We walk up the long driveway and are met halfway by a man who is looking at us like we are surely lost puppies in need of something that he wasn’t sure he was going to want to provide.  I’m still shirtless and sweating so much that it looks as if I had just emerged from the waterfall.  Carol looks like she has just finished lubing up for a mud-wrestling match.  “Can you help us out?,” I offer meekly in my best formal Spanish.  “Our car… it is in a big ditch”.  He laughs on the inside.  I see it in his eyes.  But the rest of his face betrays nothing.  He calls his wife.  The two of them shake their heads when they think I’m not looking and they secretly wonder how the United States ever became a super-power.  They then proceed to spend less than ten minutes with their oh-so handy-dandy truck and their suspiciously convenient fifty-foot heavy-duty rope to pull us out.  We are free to go.  I give him twenty bucks, thanking him profusely and bowing to his superior manliness, but knowing full well that I am only reinforcing the stereotype that we gringos think money will fix anything.  I turn the car around and drive off into the afternoon with my tail securely between my legs and my masculinity securely back in that ditch. 

Safely out of the ditch and at the local restaurant which had panoramic views of its own.

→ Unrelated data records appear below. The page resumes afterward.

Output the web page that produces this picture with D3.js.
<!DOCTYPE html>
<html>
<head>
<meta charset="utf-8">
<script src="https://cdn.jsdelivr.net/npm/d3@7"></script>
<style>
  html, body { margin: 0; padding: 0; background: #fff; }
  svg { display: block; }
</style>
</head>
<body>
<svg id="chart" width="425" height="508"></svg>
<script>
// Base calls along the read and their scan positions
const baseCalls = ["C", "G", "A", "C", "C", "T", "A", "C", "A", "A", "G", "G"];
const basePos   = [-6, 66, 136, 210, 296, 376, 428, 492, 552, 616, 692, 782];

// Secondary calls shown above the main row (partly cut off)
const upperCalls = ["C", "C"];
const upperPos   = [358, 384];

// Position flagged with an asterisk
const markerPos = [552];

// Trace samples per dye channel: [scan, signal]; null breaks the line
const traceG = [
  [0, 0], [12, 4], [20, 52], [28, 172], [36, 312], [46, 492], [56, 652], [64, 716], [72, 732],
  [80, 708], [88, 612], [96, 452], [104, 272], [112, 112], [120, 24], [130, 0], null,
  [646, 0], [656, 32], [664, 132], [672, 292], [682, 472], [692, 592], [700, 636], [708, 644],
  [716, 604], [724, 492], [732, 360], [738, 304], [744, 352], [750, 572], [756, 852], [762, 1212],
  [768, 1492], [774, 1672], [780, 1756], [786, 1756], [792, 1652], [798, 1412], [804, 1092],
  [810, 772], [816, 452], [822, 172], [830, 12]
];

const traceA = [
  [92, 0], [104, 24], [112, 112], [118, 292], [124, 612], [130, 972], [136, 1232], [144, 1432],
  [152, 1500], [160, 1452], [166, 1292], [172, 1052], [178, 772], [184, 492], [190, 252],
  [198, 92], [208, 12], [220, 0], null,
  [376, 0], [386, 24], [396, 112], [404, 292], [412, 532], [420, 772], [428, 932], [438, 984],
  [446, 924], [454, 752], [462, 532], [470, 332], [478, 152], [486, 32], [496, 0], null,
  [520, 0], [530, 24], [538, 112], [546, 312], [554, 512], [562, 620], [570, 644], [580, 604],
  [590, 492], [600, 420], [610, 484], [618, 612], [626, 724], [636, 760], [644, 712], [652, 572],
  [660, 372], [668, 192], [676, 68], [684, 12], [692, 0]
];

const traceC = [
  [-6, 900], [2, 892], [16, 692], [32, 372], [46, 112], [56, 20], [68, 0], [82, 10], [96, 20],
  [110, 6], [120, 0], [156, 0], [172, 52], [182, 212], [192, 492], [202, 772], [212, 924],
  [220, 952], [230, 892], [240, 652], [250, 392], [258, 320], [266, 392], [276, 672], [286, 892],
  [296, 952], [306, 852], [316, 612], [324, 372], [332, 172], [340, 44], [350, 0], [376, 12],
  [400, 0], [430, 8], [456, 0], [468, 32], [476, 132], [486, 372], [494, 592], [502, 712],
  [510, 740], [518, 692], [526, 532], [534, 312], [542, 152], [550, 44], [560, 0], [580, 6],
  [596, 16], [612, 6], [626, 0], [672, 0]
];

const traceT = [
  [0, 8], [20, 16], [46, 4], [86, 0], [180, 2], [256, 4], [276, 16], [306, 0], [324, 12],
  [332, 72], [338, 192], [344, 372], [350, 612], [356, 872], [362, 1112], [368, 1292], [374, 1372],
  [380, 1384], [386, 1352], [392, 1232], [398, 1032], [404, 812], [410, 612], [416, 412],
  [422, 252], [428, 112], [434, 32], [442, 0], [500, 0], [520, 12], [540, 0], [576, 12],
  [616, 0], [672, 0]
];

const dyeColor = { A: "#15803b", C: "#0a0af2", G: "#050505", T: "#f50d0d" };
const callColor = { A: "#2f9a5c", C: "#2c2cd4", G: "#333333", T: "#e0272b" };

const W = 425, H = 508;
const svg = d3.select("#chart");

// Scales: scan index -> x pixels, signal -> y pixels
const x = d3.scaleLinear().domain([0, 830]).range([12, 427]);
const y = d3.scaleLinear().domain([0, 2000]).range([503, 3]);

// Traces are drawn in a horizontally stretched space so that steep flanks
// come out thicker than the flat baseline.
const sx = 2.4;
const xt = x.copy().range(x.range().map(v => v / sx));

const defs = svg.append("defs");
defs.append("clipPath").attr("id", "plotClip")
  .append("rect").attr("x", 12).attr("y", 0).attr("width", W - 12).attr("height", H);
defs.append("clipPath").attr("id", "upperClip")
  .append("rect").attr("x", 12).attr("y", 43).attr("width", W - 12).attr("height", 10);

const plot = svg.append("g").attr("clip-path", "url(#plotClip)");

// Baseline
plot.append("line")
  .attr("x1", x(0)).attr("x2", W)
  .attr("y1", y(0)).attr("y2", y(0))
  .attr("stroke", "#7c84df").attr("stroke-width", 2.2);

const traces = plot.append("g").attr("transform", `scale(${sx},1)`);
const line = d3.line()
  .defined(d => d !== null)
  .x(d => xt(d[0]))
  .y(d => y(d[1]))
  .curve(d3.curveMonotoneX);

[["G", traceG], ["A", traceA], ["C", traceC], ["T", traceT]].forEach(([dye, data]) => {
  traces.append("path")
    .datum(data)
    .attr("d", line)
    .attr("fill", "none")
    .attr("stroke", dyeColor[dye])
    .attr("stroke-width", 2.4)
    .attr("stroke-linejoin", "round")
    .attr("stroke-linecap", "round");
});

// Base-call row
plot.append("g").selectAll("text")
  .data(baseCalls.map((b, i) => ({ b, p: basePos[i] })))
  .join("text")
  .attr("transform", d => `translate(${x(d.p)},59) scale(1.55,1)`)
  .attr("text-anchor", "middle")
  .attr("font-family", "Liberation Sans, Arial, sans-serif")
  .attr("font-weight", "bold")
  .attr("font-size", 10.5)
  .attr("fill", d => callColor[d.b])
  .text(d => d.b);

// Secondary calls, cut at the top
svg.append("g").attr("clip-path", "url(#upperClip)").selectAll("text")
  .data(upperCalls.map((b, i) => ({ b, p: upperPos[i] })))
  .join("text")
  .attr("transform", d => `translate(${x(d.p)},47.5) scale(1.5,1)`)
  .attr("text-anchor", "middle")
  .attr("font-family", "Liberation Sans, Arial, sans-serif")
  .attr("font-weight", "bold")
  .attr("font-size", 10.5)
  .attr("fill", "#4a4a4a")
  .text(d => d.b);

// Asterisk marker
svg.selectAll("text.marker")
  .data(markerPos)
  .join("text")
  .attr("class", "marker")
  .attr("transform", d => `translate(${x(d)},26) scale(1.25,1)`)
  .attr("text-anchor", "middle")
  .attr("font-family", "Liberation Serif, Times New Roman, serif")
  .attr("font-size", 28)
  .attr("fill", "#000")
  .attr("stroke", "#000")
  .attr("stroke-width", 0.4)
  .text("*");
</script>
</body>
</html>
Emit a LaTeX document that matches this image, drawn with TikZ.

But my glass is not half-full, it is overflowing. This is not just a story about travelers who really need to stick to resort hotels and all-you-can-eat buffets.  Nay, it is surely more than that.  It is also a story that emphasizes the triumph of human will-power over the elements.   It is man versus nature!  Indeed, it is also a testament to the capacity of the human spirit. One human being can and will assist another in times of dire need, strangers no more.  Bring on global warming, mother nature!  We shall overcome! 

OK.  I exaggerate a tad.  But the Ticos ARE unfailingly friendly and always willing to help.  This country is absolutely spectacular in terms of its vistas and its terrain.  But is even more so when considering its people.  We will surely miss them when we continue on to our next adventure.  From what I’ve heard, the Japanese are not quite as forthcoming with their magnanimity in dealing with outsiders.  I hope to find that to be an unfounded criticism, but yeah or nay, it won’t detract from my appreciation of the generosity of the Costa Ricans.  Heaven knows, we’ve needed every bit of that.